“When he first came to the mountains his life was far away,” he wrote in the gentle, melodically intoxicating song. “On the road and hanging by a song / But the string’s already broken and he doesn’t really care / It keeps changing fast and it don’t last for long.”
Denver had just debuted at Red Rocks Amphitheatre on June 21, 1972, about four months before “Rocky Mountain High” began climbing the charts, according to the Castle Pines Connection. That kicked off a run of 16 concerts that would position Denver as the first-ever artist to play four consecutive nights at the venue. His final show there was in the summer of 1989.

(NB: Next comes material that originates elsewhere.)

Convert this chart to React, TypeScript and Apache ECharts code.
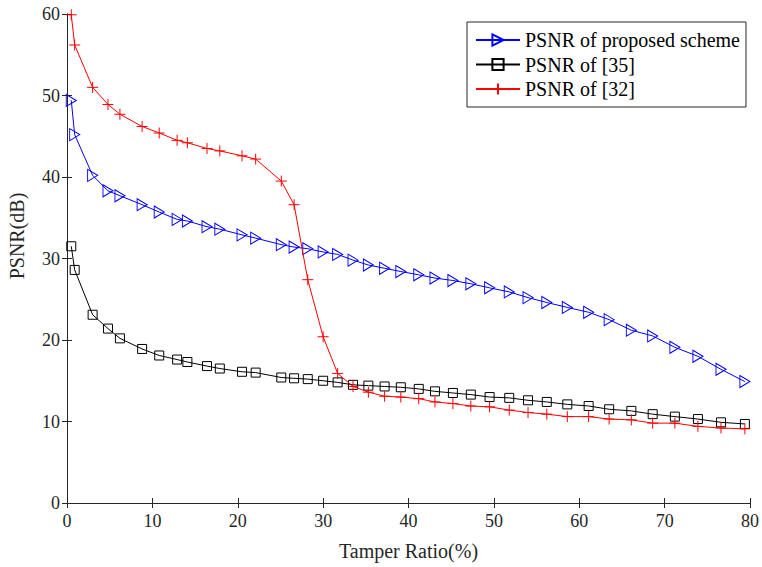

Even when he was alive, “Rocky Mountain High” had come to symbolize Colorado’s musical identity for many in the state, and was approved by legislators as the state’s second official song in 2007 (the first is “Where the Columbines Grow” by Dr. Arthur John Flynn).
It’s also become shorthand for Colorado culture to many people outside of our state, its name borne on craft beers, art exhibitions, theater productions and other public culture. Denver’s pioneering eco-activism is now often synonymous with Colorado.
“Denver used his popularity to promote his favorite cause: the environment,” Colorado Music Hall of Fame officials wrote upon his induction. “He founded the Windstar Foundation in 1976 in Snowmass as an education and demonstration center dedicated to a sustainable future.”